# Directions:
Transcribe the lines below verbatim, skipping the images.

+-------+

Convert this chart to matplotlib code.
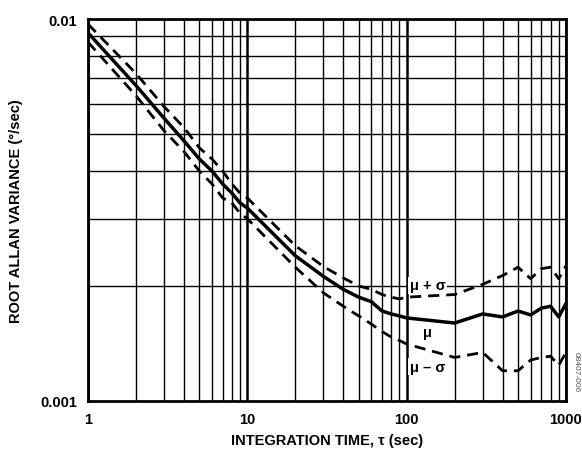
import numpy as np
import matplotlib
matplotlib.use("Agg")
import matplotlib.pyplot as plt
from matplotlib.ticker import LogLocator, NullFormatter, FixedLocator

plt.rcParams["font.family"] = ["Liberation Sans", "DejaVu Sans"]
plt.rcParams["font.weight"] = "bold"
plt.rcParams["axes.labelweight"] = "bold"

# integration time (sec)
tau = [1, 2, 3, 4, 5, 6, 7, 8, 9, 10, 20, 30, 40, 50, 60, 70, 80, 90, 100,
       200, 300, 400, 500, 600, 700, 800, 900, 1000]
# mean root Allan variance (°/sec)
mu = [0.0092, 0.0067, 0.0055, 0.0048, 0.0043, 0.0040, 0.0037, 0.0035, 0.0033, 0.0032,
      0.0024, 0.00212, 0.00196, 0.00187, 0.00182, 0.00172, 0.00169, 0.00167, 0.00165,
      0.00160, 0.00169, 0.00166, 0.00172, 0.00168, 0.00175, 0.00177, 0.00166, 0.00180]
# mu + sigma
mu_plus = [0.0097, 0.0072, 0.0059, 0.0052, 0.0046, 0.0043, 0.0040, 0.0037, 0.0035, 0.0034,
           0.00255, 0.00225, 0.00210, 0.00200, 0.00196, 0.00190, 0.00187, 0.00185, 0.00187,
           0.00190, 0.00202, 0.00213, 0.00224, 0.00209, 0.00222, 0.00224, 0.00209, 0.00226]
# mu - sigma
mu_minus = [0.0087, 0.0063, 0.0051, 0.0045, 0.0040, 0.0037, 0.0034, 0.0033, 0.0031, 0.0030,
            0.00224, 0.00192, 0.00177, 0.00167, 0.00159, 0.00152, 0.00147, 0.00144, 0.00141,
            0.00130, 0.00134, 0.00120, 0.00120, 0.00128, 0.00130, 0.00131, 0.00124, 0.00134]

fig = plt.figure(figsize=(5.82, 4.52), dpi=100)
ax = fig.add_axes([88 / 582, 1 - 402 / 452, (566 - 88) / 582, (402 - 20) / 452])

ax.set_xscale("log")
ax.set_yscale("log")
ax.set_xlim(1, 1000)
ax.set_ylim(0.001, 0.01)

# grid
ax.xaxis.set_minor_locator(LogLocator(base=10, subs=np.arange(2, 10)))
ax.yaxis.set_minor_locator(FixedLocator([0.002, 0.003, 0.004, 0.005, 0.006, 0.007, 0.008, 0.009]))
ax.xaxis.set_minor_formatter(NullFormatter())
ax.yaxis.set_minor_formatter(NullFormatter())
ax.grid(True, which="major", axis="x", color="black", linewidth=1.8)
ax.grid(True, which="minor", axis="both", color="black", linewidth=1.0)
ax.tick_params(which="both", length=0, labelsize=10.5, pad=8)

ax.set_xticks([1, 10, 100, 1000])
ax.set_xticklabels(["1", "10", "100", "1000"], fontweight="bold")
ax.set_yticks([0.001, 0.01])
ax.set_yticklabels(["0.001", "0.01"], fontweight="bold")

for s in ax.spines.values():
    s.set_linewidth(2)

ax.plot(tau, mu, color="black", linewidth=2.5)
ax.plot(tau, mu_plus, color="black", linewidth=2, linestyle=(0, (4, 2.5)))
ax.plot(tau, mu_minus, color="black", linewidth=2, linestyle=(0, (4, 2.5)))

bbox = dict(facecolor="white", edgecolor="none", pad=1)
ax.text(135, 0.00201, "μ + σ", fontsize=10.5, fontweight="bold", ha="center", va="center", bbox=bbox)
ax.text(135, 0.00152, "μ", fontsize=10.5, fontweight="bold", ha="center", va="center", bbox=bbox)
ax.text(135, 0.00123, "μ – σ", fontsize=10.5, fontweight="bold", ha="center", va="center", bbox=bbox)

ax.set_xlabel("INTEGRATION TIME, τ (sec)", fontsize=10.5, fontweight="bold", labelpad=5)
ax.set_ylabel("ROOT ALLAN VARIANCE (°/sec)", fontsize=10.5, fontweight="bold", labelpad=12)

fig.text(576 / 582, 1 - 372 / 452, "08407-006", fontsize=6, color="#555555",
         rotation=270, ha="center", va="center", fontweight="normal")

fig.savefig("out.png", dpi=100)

+-------+

# Right answer:
Convert this chart to matplotlib code.
import numpy as np
import matplotlib
matplotlib.use("Agg")
import matplotlib.pyplot as plt
from matplotlib.ticker import LogLocator, NullFormatter, FixedLocator

plt.rcParams["font.family"] = ["Liberation Sans", "DejaVu Sans"]
plt.rcParams["font.weight"] = "bold"
plt.rcParams["axes.labelweight"] = "bold"

# integration time (sec)
tau = [1, 2, 3, 4, 5, 6, 7, 8, 9, 10, 20, 30, 40, 50, 60, 70, 80, 90, 100,
       200, 300, 400, 500, 600, 700, 800, 900, 1000]
# mean root Allan variance (°/sec)
mu = [0.0092, 0.0067, 0.0055, 0.0048, 0.0043, 0.0040, 0.0037, 0.0035, 0.0033, 0.0032,
      0.0024, 0.00212, 0.00196, 0.00187, 0.00182, 0.00172, 0.00169, 0.00167, 0.00165,
      0.00160, 0.00169, 0.00166, 0.00172, 0.00168, 0.00175, 0.00177, 0.00166, 0.00180]
# mu + sigma
mu_plus = [0.0097, 0.0072, 0.0059, 0.0052, 0.0046, 0.0043, 0.0040, 0.0037, 0.0035, 0.0034,
           0.00255, 0.00225, 0.00210, 0.00200, 0.00196, 0.00190, 0.00187, 0.00185, 0.00187,
           0.00190, 0.00202, 0.00213, 0.00224, 0.00209, 0.00222, 0.00224, 0.00209, 0.00226]
# mu - sigma
mu_minus = [0.0087, 0.0063, 0.0051, 0.0045, 0.0040, 0.0037, 0.0034, 0.0033, 0.0031, 0.0030,
            0.00224, 0.00192, 0.00177, 0.00167, 0.00159, 0.00152, 0.00147, 0.00144, 0.00141,
            0.00130, 0.00134, 0.00120, 0.00120, 0.00128, 0.00130, 0.00131, 0.00124, 0.00134]

fig = plt.figure(figsize=(5.82, 4.52), dpi=100)
ax = fig.add_axes([88 / 582, 1 - 402 / 452, (566 - 88) / 582, (402 - 20) / 452])

ax.set_xscale("log")
ax.set_yscale("log")
ax.set_xlim(1, 1000)
ax.set_ylim(0.001, 0.01)

# grid
ax.xaxis.set_minor_locator(LogLocator(base=10, subs=np.arange(2, 10)))
ax.yaxis.set_minor_locator(FixedLocator([0.002, 0.003, 0.004, 0.005, 0.006, 0.007, 0.008, 0.009]))
ax.xaxis.set_minor_formatter(NullFormatter())
ax.yaxis.set_minor_formatter(NullFormatter())
ax.grid(True, which="major", axis="x", color="black", linewidth=1.8)
ax.grid(True, which="minor", axis="both", color="black", linewidth=1.0)
ax.tick_params(which="both", length=0, labelsize=10.5, pad=8)

ax.set_xticks([1, 10, 100, 1000])
ax.set_xticklabels(["1", "10", "100", "1000"], fontweight="bold")
ax.set_yticks([0.001, 0.01])
ax.set_yticklabels(["0.001", "0.01"], fontweight="bold")

for s in ax.spines.values():
    s.set_linewidth(2)

ax.plot(tau, mu, color="black", linewidth=2.5)
ax.plot(tau, mu_plus, color="black", linewidth=2, linestyle=(0, (4, 2.5)))
ax.plot(tau, mu_minus, color="black", linewidth=2, linestyle=(0, (4, 2.5)))

bbox = dict(facecolor="white", edgecolor="none", pad=1)
ax.text(135, 0.00201, "μ + σ", fontsize=10.5, fontweight="bold", ha="center", va="center", bbox=bbox)
ax.text(135, 0.00152, "μ", fontsize=10.5, fontweight="bold", ha="center", va="center", bbox=bbox)
ax.text(135, 0.00123, "μ – σ", fontsize=10.5, fontweight="bold", ha="center", va="center", bbox=bbox)

ax.set_xlabel("INTEGRATION TIME, τ (sec)", fontsize=10.5, fontweight="bold", labelpad=5)
ax.set_ylabel("ROOT ALLAN VARIANCE (°/sec)", fontsize=10.5, fontweight="bold", labelpad=12)

fig.text(576 / 582, 1 - 372 / 452, "08407-006", fontsize=6, color="#555555",
         rotation=270, ha="center", va="center", fontweight="normal")

fig.savefig("out.png", dpi=100)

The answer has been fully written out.